Small high-tech advanced manufacturing: The national media paint the pcture of abandoned factories, but Fallows found smaller advanced technology manufacturing workplaces in almost every town he went to, including over 1000 successful manufacturing start-ups, and several manufacturing incubators. This is coincident with a significant talent re-migration back to smaller towns, with rising communities. Venture capital for start-ups is following, countering the current over-concentration of venture capital firms on the coasts. Steve Case, a co-founder of AOL and now the CEO of technology-investment form Revolution calls this shift the “third wave” of technology businesses (after the internet and then the companies that built businesses on the internet).
Conservation: Politicians want to handcuff the entire nation to the hubristic promises of the Paris Treaty and similar grandiose but ridiculously impractical global schemes. Meanwhile, Fallows found many localities and private donors setting aside land for conservations at a fast and increasing pace. We don’t need the Paris Treaty when individuals dedicate themselves and their private property to local conservation in their home towns.
Immigrant assimilation: Small and medium-sized communities do well at assimilating migrants because they stay away from the national political issues and associated hate campaigns. They focus on jobs, neighborhoods, new services, and civic engagement. Many of these small communities have been welcoming immigrants for decades, and that’s why they’re good at it today. When they experience an outflow of their home-born population as a result of industrial and technological change, they welcome newcomers from outside to participate in the revitalization process.
Competent, popular and integrated civic governance: Fallows writes, “Even as national politics induces trust and despair, most polls show rising faith in local governance.” Mayors serve multi-year terms, and realize that they’ll encounter their neighbors – the people who pay the city’s taxes and rely on its services – in daily life. Accountability is face-to-face. Many communities are working with supportive tech companies to improve the quality and responsiveness of local services. And citizens have proved willing to raise local taxes for projects they believe in, such as parks, swimming pools and libraries. Fallows also points out that there is significant training for local officials to co-develop projects with their citizens. Imaging that: trained and responsive politicians.

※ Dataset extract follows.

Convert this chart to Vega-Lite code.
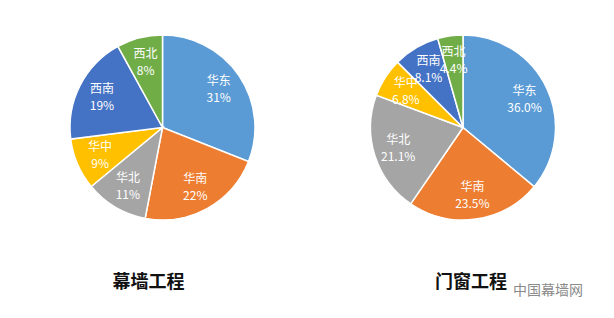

What are the common threads behind these local trends, which are so favorable in comparison to the horrors of a and state level authoritarian bureaucratic government? Fallows suggests three:
Interconnectedness.
At the local level, people and organizations are working towards common goals, using online platforms and other tools to connect citizens and their governments. With the public much more involved in the future of their local communities and much more connected to officials, much more involved in decisions, participating much more in school innovation, and sharing information with the companies that support them, a civic renaissance can occur.
Moreover, there is a second level of interconnectedness. The local communities themselves are connected with other communities across America. They share ideas, about schools, art projects, conservation and civic-tech, including both examples of success and learnings about what doesn’t work. Emerging civic networks make locals recognize they are part of something bigger, a shared revitalization and a common path.
High engagement.
“If you want to create a great community, you move someplace that needs your help.” This means, says Fallows, taking responsibility for the world outside one’s front door – for the reinvention and sustenance of the community where you live. Don’t leave it to politicians. Engagement could include attending PTA meetings or joining a group that addresses some local problem. Many great transformational movements start from local roots, because that’s where engagement takes place.
Local information.
The perceptions of decline with which we contend are often the products of national media and national commentators – a distorted picture of events beyond the actual experience of the reporters. And local media are strained to survive economically today, so they often just regurgitate national reporting. It is important to nurture local media – including local newspapers – who not only report the truth about local conditions, but also encourage the engagement of the local population in civics by acting as a catalyst and a central point of knowledge-sharing. The specific knowledge of local time and place, as Hayek described in The Use Of Knowledge In Society, can be utilized to generate a special kind of innovation and betterment.
Interconnectedness, engagement and local information. We can all promote these practices in our local communities to revive our home towns.